Whilst the updates included a lot of positive news around what the company has achieved throughout the merger process, it also highlights that there is a material cost blowout in the Pendal business.
PPT noted that its underlying cost base should be up ~6% excluding PDL. Including PDL, the underlying cost base is expected to rise between 37-39%. If we annualise the cost base for PDL, it comes out at ~A$201m (pre-synergies) which is ~16% ahead of PDL’s cost base a year ago.
With PDL’s FUM being lower today than it was 12 months ago, its arguable that costs should also be lower today. As we see it, the cost blowout will likely limit the upside that PPT will achieve post-merger.
PDL’s contribution to PPT’s FY24 EBITDA is expected to be roughly half of what it was in FY22 (~$140m).

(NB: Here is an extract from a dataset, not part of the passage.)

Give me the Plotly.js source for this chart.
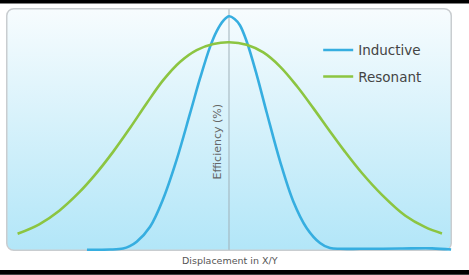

Representing a ~16x EV/EBITDA multiple vs PPT at 9x FY24e.
Investment View
Share prices of asset managers need to see a period of positive fund inflows and risk-on-market sentiment to outperform the market.
Some outflow risk remains post-merger and given the accounting change, we won’t know how the net flows and FUM impact earnings until the FY23 result. Given the suggested cost blowout and lower FUM, we see it as unlikely that PDL go over and above on earnings contribution.

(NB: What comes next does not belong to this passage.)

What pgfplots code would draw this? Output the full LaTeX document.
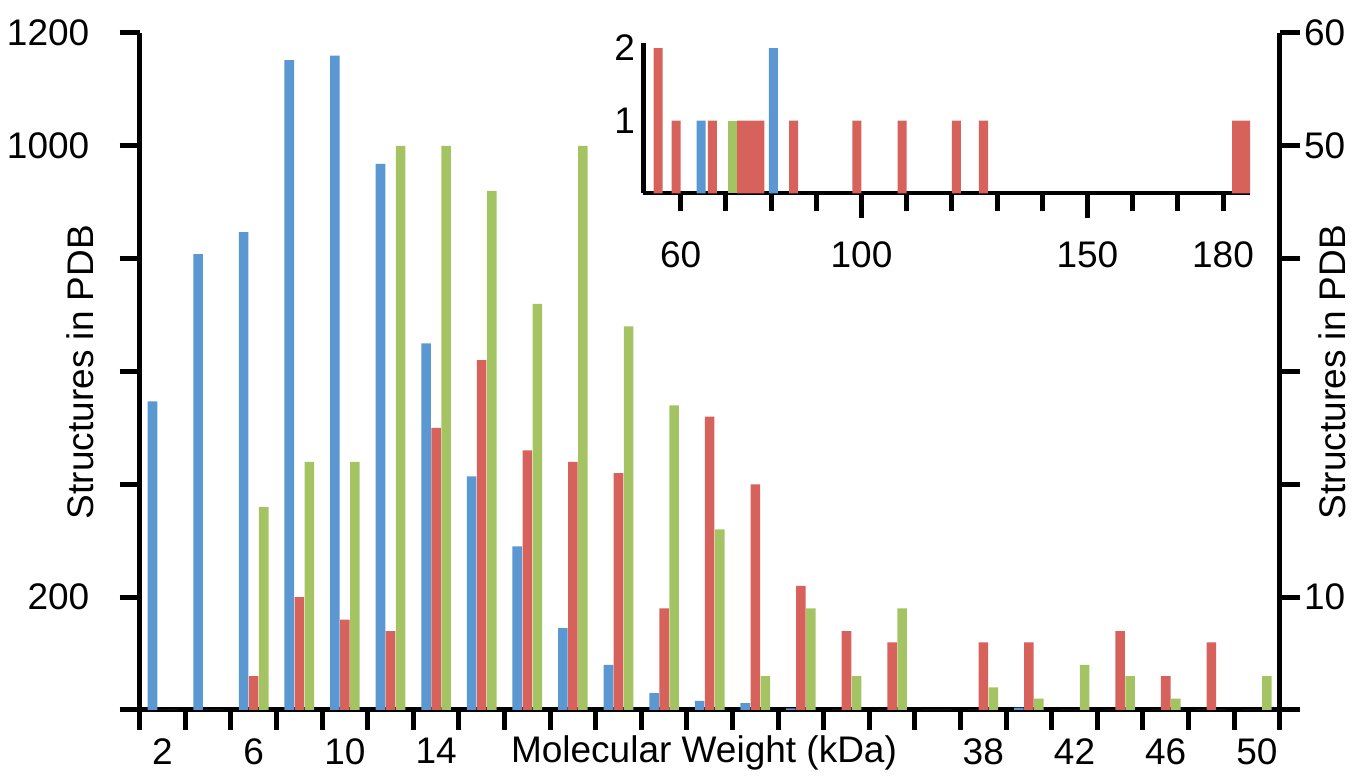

PPT's track record of M&A over the last 5-years is patchy at best. The EPS has deteriorated by double-digit percentages along with a material increase in net debt. With the lower contribution from PDL in FY24, there remains the possibility that this merger follows suit.
It remains difficult to get overwhelmingly negative on the stock given its trading at more than a 2 standard deviation discount to its long-term PER.
For now, we re-iterate our Hold rating.
Risks to Investment View
The key risks for PPT include regulatory and compliance issues, key person retention (across key fund brands) and integration risks around the various acquisitions including the recently completed PDL acquisition. There are also risks around the various fund performance, particularly if it leads to FUM outflows.